Quando o governo francês ousa virar as costas ao povo, o povo põe fogo às ruas de Paris.
De facto, esta parece ser uma tradição de longa data na história de França. O passado do país está salpicado com o sangue e o sacrifício de manifestantes que continuaram um legado de dissidência e manifestação pública. Esta cultura de protesto remonta aos dias da Revolução, e a tomada da Bastilha marcou o início de tudo isto.

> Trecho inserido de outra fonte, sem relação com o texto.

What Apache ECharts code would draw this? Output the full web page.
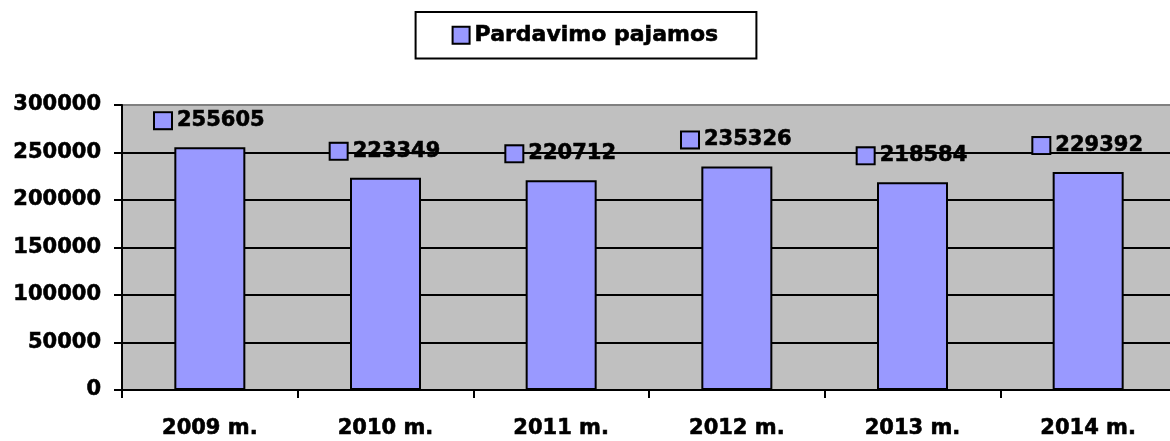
<!DOCTYPE html>
<html lang="lt">
<head>
    <meta charset="UTF-8">
    <title>Pardavimo pajamos</title>
    <script type="text/javascript" src="https://cdn.jsdelivr.net/npm/echarts@6/dist/echarts.min.js"></script>
    <style>
        html, body { margin: 0; padding: 0; background: #fff; }
        #div_echars { width: 1170px; height: 441px; }
    </style>
</head>
<body>
    <div id="div_echars"></div>
    <script type="text/javascript">
        // duomenys
        var years = ['2009 m.', '2010 m.', '2011 m.', '2012 m.', '2013 m.', '2014 m.'];
        var sales = [255605, 223349, 220712, 235326, 218584, 229392];
        var seriesName = 'Pardavimo pajamos';
        var yTicks = [0, 50000, 100000, 150000, 200000, 250000, 300000];

        var font = 'DejaVu Sans';
        // sustorintas sriftas, kad butu panasesnis i originala
        var txt = {
            fontFamily: font,
            fontWeight: 'bold',
            fontSize: 21,
            color: '#000',
            textBorderColor: '#000',
            textBorderWidth: 0.6
        };
        var myChart = echarts.init(document.getElementById('div_echars'));

        // paskutine (virsutine) linija pilka, kitos juodos
        var splitColors = yTicks.map(function (v, i) {
            return i === yTicks.length - 1 ? '#808080' : '#000000';
        });

        var option = {
            animation: false,
            color: ['#9999FF'],
            legend: {
                data: [seriesName],
                left: 'center',
                top: 12,
                padding: [12, 38, 12, 36],
                borderColor: '#000',
                borderWidth: 2,
                icon: 'rect',
                itemWidth: 17,
                itemHeight: 17,
                itemGap: 5,
                itemStyle: { borderColor: '#000', borderWidth: 2 },
                textStyle: Object.assign({}, txt, { fontSize: 22 })
            },
            grid: {
                left: 122,
                width: 1054,
                top: 105,
                bottom: 51,
                outerBoundsMode: 'none',
                containLabel: false,
                show: true,
                backgroundColor: '#C0C0C0',
                borderWidth: 0
            },
            xAxis: {
                type: 'category',
                data: years,
                axisLine: { lineStyle: { color: '#000', width: 2 } },
                axisTick: { show: true, length: 8, lineStyle: { color: '#000', width: 2 } },
                axisLabel: Object.assign({ margin: 28 }, txt)
            },
            yAxis: {
                type: 'value',
                min: 0,
                max: 300000,
                interval: 50000,
                axisLine: { show: true, lineStyle: { color: '#000', width: 2 } },
                axisTick: { show: true, length: 8, lineStyle: { color: '#000', width: 2 } },
                axisLabel: Object.assign({
                    margin: 21,
                    formatter: function (v) { return String(v); }
                }, txt),
                splitLine: { show: true, lineStyle: { color: splitColors, width: 2 } }
            },
            series: [
                {
                    name: seriesName,
                    type: 'bar',
                    data: sales,
                    barWidth: 71,
                    itemStyle: { color: '#9999FF', borderColor: '#000', borderWidth: 2 },
                    label: {
                        show: true,
                        position: 'top',
                        distance: 16,
                        formatter: '{k|}{v|{c}}',
                        rich: {
                            k: {
                                width: 16,
                                height: 15,
                                backgroundColor: '#9999FF',
                                borderColor: '#000',
                                borderWidth: 2
                            },
                            v: Object.assign({ padding: [0, 0, 0, 6] }, txt)
                        }
                    }
                }
            ]
        };
        myChart.setOption(option);
    </script>
</body>
</html>
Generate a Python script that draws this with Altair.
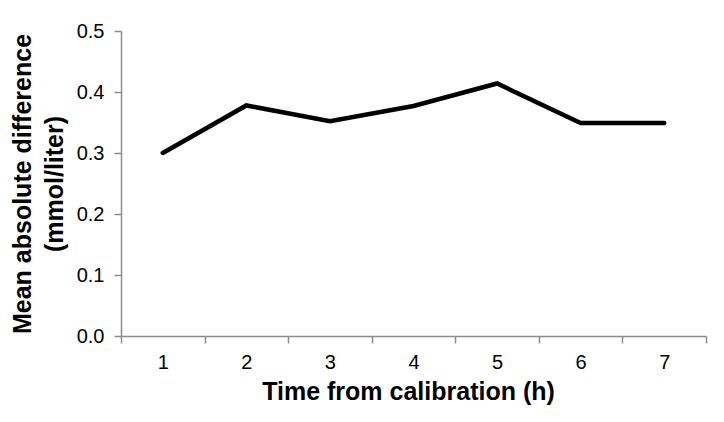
import altair as alt
import pandas as pd

hours = ["1", "2", "3", "4", "5", "6", "7"]
mad = [0.300, 0.378, 0.352, 0.377, 0.414, 0.349, 0.349]

df = pd.DataFrame({"hour": hours, "mad": mad})

FONT = "Liberation Sans"

chart = alt.Chart(df).mark_line(color="black", strokeWidth=4.5, strokeCap="round", strokeJoin="miter").encode(
    x=alt.X("hour:O", sort=hours,
            scale=alt.Scale(paddingInner=0, paddingOuter=0),
            axis=alt.Axis(title="Time from calibration (h)", labelAngle=0, tickBand="extent",
                          labelFontSize=20, labelPadding=9, titleFontSize=25, titleFontWeight="bold",
                          titlePadding=7, titleX=287)),
    y=alt.Y("mad:Q", scale=alt.Scale(domain=[0, 0.5]),
            axis=alt.Axis(title=["Mean absolute difference", "(mmol/liter)"], values=[0, 0.1, 0.2, 0.3, 0.4, 0.5],
                          format=".1f", labelFontSize=20, labelPadding=10, titleFontSize=25,
                          titleFontWeight="bold", titlePadding=9, grid=False, titleLineHeight=32)),
).properties(
    width=585, height=305,
    autosize=alt.AutoSizeParams(type="none"),
    padding={"left": 113, "top": 23, "right": 10, "bottom": 70},
).configure_axis(
    labelFont=FONT, titleFont=FONT, labelColor="black", titleColor="black",
    domainColor="#8c8c8c", tickColor="#8c8c8c", domainWidth=1.5, tickWidth=1.5, tickSize=7,
).configure_view(stroke=None)

chart.save("out.html", embed_options={"renderer": "svg", "actions": False})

O Dia da Bastilha, 14 de julho, celebra a conquista de poder por parte do povo e a libertação do domínio tirânico. É também uma forma de alertar o sistema de governação da modernidade de que os cidadãos franceses que investiram os políticos de poder também têm os meios para lho retirar.
Eis, resumidamente, a história do Dia da Bastilha e a razão por que continua a inspirar a resistência muito tempo depois.
Em primeiro lugar, o que foi a tomada da Bastilha?
Em termos de revoluções, ninguém as concretiza melhor do que os franceses.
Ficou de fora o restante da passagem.